Dubai: The Dubai International Financial Centre (DIFC) on Wednesday reported 27.6 per cent year-on-year growth in the number of new companies incorporated as 309 new entities joined the global financial hub last year.

The size of the total workforce employed within DIFC also grew to 19,808, an 11 per cent increase compared with last year.

Despite the challenging global and regional economic environment, the DIFC continued to attract financial institutions from around the world last year and senior officials said the financial centre’s client portfolio continues to expand, adding that the centre has a strong pipeline on institutions eager to join.

“With Middle East, Africa & South Asia (MEASA), expected to account for a substantial share of global economic growth over the next decade, [the] DIFC is well positioned to benefit from the trade and investment flows entering the region and from the emergence of the South-South economic corridor linking Asia, Africa and Latin America,” said Eisa Kazim, Governor of the Dubai International Financial Centre.

Currently the DIFC has 1,445 active registered firms, compared with 1,225 firms at the end of 2014 — an increase of 18 per cent and also the highest number since the DIFC’s inception.

Last year, the number of active registered firms in the financial services and non-financial services sectors grew 13 per cent and 22 per cent, respectively, compared with 2014.

Among active registered firms, financial services account for 408 firms while the non-financial services sector is made up of 835 companies

The DIFC continued to expand its retail offering in 2015, adding 18 retailers (a year-on-year increase of 11 per cent).

An additional 335,600 square feet of office space was leased, 19 per cent more new office space than in 2014.

South-South Corridor

In line with its 2024 growth strategy the DIFC plans to enhance access to the South-South trade and investment corridor.

Currently all the big four Chinese banks with Category-1 licences operate from the DIFC. While these banks have seen significant balance sheet growth in the region, the DIFC officials expect more Chinese, Indian and other Asian banks to join the DIFC in the year ahead.

Beyond the key countries located within the South-South corridor, DIFC continued in its efforts to build and maintain relationships with stakeholders across the globe.

Delegations from the centre visited a number of markets over the course of the year, including London, New York, Singapore, Frankfurt and most of the GCC countries to name a few.

The DIFC’s client portfolio continues to reflect a wide geographic spread, with both developed and developing markets well represented.

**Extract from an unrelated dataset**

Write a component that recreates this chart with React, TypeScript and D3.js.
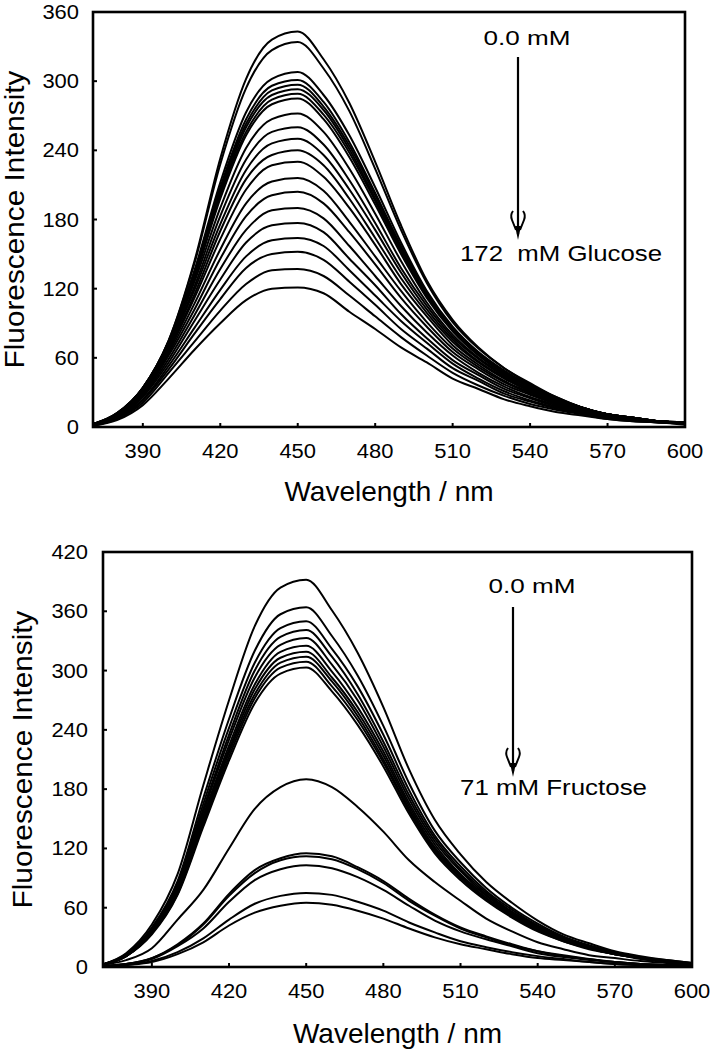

Of DIFC’s 408 financial firms, a third (34 per cent) are from the Middle East, while 18 per cent are from Europe, 15 per cent from the United Kingdom, 13 per cent from North America, 11 per cent from Asia, while the remaining 10 per cent are from the rest of the world.

Among the new financial companies setting up operations in 2015, the DIFC welcomed Lloyd’s of London in March, the global leader in specialist insurance and reinsurance.

BankMed, one of Lebanon’s fastest-growing banks, also officially opened in March, the first Middle East and North Africa (Mena)-based financial institution to receive a Category-1 licence at DIFC.

Bae, Kim and Lee, the first South Korean law firm joined the DIFC in April, while Shinhan Bank, one of South Korea’s largest banks, opened in December.

Also joining DIFC in September 2015 was the centre’s first bank from the Philippines, BDO Unibank. BDO Unibank was the first Filipino bank to set up at the DIFC, establishing a presence in September.

Furthermore, Access Bank UK, a wholly-owned subsidiary of Access Bank Plc, a Nigerian Stock Exchange-listed company, launched at the DIFC in October.